European markets opened higher on 25 November, and most markets continued trading higher thereafter, with news that western powers and Iran struck a historic nuclear deal on 24 November.
The Stoxx Europe 600 index rose 0.5% to 324.45.
Britain's FTSE 100 and France's CAC 40 rose 0.5%.
Germany's DAX 30 rose 0.6%.
Spain's IBEX 35 was trading 0.27% higher after opening higher.
Italy's FTSE MIB was trading 0.23% lower after opening higher.
Iran and six major world powers clinched a landmark nuclear deal on Sunday, following marathon five-day negotiations in the Swiss city of Geneva.
The agreement ends a decade-long standoff between the parties.
Under the terms of the interim agreement between Iran and the P5+1 powers (Britain, China, Russia, France, Germany and the US), Iran will curb its nuclear programme in return for an easing of some economic sanctions.
The deal paves the way for the export of up to one million barrels of oil per day by the Islamic Republic, amid higher inventory in the US, the world's largest consumer of oil.
The news weighed down on oil prices, and on oil and gas stocks. However, it boosted airline stocks amid speculation that carriers could soon be buying cheaper fuel.
BP shed 0.6%. Rivals Shell and Total were down 0.5%.
Meanwhile, IAG shot up 3%, Air France-KLM gained 2.9% while Easyjet added 2.1%.
In company news, French automaker Peugeot Citroen's stock price jumped 3.9% following reports that chief executive Philippe Varin proposes to step down in 2014.
Former Renault chief operating officer Carlos Tavares could replace Varin.
In other news, a government advisor, hired by Britain's business secretary Vince Cable, has said that the Royal Bank of Scotland pushed businesses into default, in order to move them into its Global Restructuring Group (GRG).
This can create more revenue for the bank through higher fees and margins and can result in the purchase of devalued assets by its property division, West Register.

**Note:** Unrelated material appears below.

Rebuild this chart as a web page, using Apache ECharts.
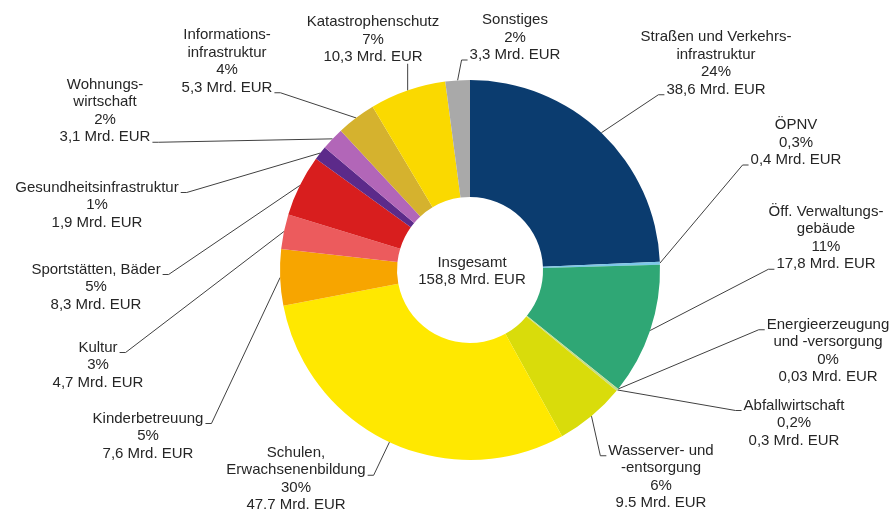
<!DOCTYPE html>
<html>
<head>
<meta charset="utf-8">
<script src="https://cdn.jsdelivr.net/npm/echarts@6/dist/echarts.min.js"></script>
<style>
  html, body { margin: 0; padding: 0; background: #fff; }
  #chart { width: 895px; height: 510px; }
</style>
</head>
<body>
<div id="chart"></div>
<script>
  // Investitionsrückstand nach Bereichen (Mrd. EUR)
  var names = [
    'Straßen und Verkehrs-\ninfrastruktur', 'ÖPNV', 'Öff. Verwaltungs-\ngebäude',
    'Energieerzeugung\nund -versorgung', 'Abfallwirtschaft', 'Wasserver- und\n-entsorgung',
    'Schulen,\nErwachsenenbildung', 'Kinderbetreuung', 'Kultur', 'Sportstätten, Bäder',
    'Gesundheitsinfrastruktur', 'Wohnungs-\nwirtschaft', 'Informations-\ninfrastruktur',
    'Katastrophenschutz', 'Sonstiges'
  ];
  var values = [38.6, 0.4, 17.8, 0.03, 0.3, 9.5, 47.7, 7.6, 4.7, 8.3, 1.9, 3.1, 5.3, 10.3, 3.3];
  var percentLabels = ['24%', '0,3%', '11%', '0%', '0,2%', '6%', '30%', '5%', '3%', '5%', '1%', '2%', '4%', '7%', '2%'];
  var valueLabels = ['38,6', '0,4', '17,8', '0,03', '0,3', '9.5', '47.7', '7,6', '4,7', '8,3', '1,9', '3,1', '5,3', '10,3', '3,3'];
  var colors = ['#0b3c6f', '#7dc7e8', '#2fa775', '#9fd6c2', '#c4dc8a', '#d9dc0b', '#ffe800', '#f7a500',
    '#ec5b5d', '#d81e1e', '#5c2a8a', '#b266b8', '#d5b22e', '#fad900', '#a9a9a9'];

  var FONT = "'Liberation Sans', Arial, sans-serif";
  var FONT_SIZE = 15;
  var LINE_H = 17.5;

  // where each label block sits: centre x, centre y, side the leader meets, text line it meets
  var labelPlaces = [
    [716, 63.5, 'L', 3],
    [796, 142.5, 'L', 2],
    [826, 238, 'L', 3],
    [828, 351, 'L', 0],
    [794, 423, 'L', 0],
    [661, 477, 'L', 0],
    [296, 479, 'R', 1],
    [148, 436, 'R', 0],
    [98, 365, 'R', 0],
    [96, 287, 'R', 0],
    [97, 205, 'R', 0],
    [105, 111, 'R', 3],
    [227, 61.5, 'R', 3],
    [373, 39.5, 'B', 2],
    [515, 37.5, 'L', 2]
  ];

  var ctx = document.createElement('canvas').getContext('2d');
  ctx.font = FONT_SIZE + 'px ' + FONT;
  function textWidth(s) {
    return ctx.measureText(s).width;
  }
  function labelText(i) {
    return names[i] + '\n' + percentLabels[i] + '\n' + valueLabels[i] + ' Mrd. EUR';
  }

  var total = values.reduce(function (a, b) { return a + b; }, 0);
  var totalText = total.toFixed(1).replace('.', ',');

  var data = [];
  for (var i = 0; i < names.length; i++) {
    data.push({ name: names[i], value: values[i], itemStyle: { color: colors[i] } });
  }

  var chart = echarts.init(document.getElementById('chart'), null, { renderer: 'canvas' });
  var option = {
    animation: false,
    textStyle: { fontFamily: FONT },
    graphic: [{
      type: 'text',
      x: 472,
      y: 271.5,
      style: {
        text: 'Insgesamt\n' + totalText + ' Mrd. EUR',
        align: 'center',
        verticalAlign: 'middle',
        fontFamily: FONT,
        fontSize: FONT_SIZE,
        lineHeight: LINE_H,
        fill: '#262626'
      }
    }],
    series: [{
      type: 'pie',
      center: [470, 270],
      radius: [73, 190],
      startAngle: 90,
      clockwise: true,
      avoidLabelOverlap: false,
      data: data,
      itemStyle: { borderWidth: 0 },
      label: {
        show: true,
        position: 'outside',
        formatter: function (p) { return labelText(p.dataIndex); },
        fontFamily: FONT,
        fontSize: FONT_SIZE,
        lineHeight: LINE_H,
        color: '#262626',
        align: 'center'
      },
      labelLine: {
        show: true,
        length: 12,
        length2: 8,
        lineStyle: { color: '#404040', width: 1 }
      },
      labelLayout: function (params) {
        var i = params.dataIndex;
        var p = labelPlaces[i];
        var lines = labelText(i).split('\n');
        var n = lines.length;
        var anchor = params.labelLinePoints ? params.labelLinePoints[0] : [p[0], p[1]];
        var pts;
        if (p[2] === 'B') {
          var bottom = p[1] + n * LINE_H / 2 - 2;
          pts = [anchor, [anchor[0], bottom], [anchor[0], bottom]];
        } else {
          var lineY = p[1] - (n - 1) * LINE_H / 2 + p[3] * LINE_H;
          var half = textWidth(lines[p[3]]) / 2 + 2;
          var ax = p[2] === 'L' ? p[0] - half : p[0] + half;
          var ay = lineY + 5;
          var bx = p[2] === 'L' ? ax - 6 : ax + 6;
          pts = [anchor, [bx, ay], [ax, ay]];
        }
        return {
          x: p[0],
          y: p[1],
          align: 'center',
          verticalAlign: 'middle',
          labelLinePoints: pts
        };
      }
    }]
  };
  chart.setOption(option);
</script>
</body>
</html>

Meanwhile, Britain's Chancellor George Osborne has revealed that his top priority in the immediate future is to save the Co-operative Bank which has been hit by a capital black hole, as well as the scandal involving "Crystal Methodist" Paul Flowers.
In Asia and the US
The Japanese Nikkei finished 1.54% higher on 25 November. South Korea's Kospi finished 0.49% higher and Australia's S&P/ASX finished 0.32% higher.
The Shanghai Composite finished 0.47% lower and Hong Kong's Hang Seng finished 0.05% lower.
Mumbai's BSE Sensex was trading 1.78% higher.
Regional markets outside China traded higher after the deal to ease economic sanctions on Iran pulled down oil prices.
Asian markets witnessed mixed trade during the week ended 23 November. The Shanghai Composite index led the pack while Australia's S&P/ASX 200 trailed.
On Wall Street, indices finished higher on 22 November on the back of upbeat labour market data.
The number of Americans claiming government-sponsored unemployment benefits dropped to a near two-month low, the Labor Department said on 21 November.
The Dow finished 54.78 points higher or 0.3% at 16,064.77.
The S&P 500 closed 8.91 points higher or 0.5% at 1,804.76.
The Nasdaq ended 22.49 points higher or 0.6% at 3,991.65.
For the week ended 23 November, the Dow finished 0.7% higher, the S&P 500 closed 0.4% higher and the Nasdaq ended 0.1% higher.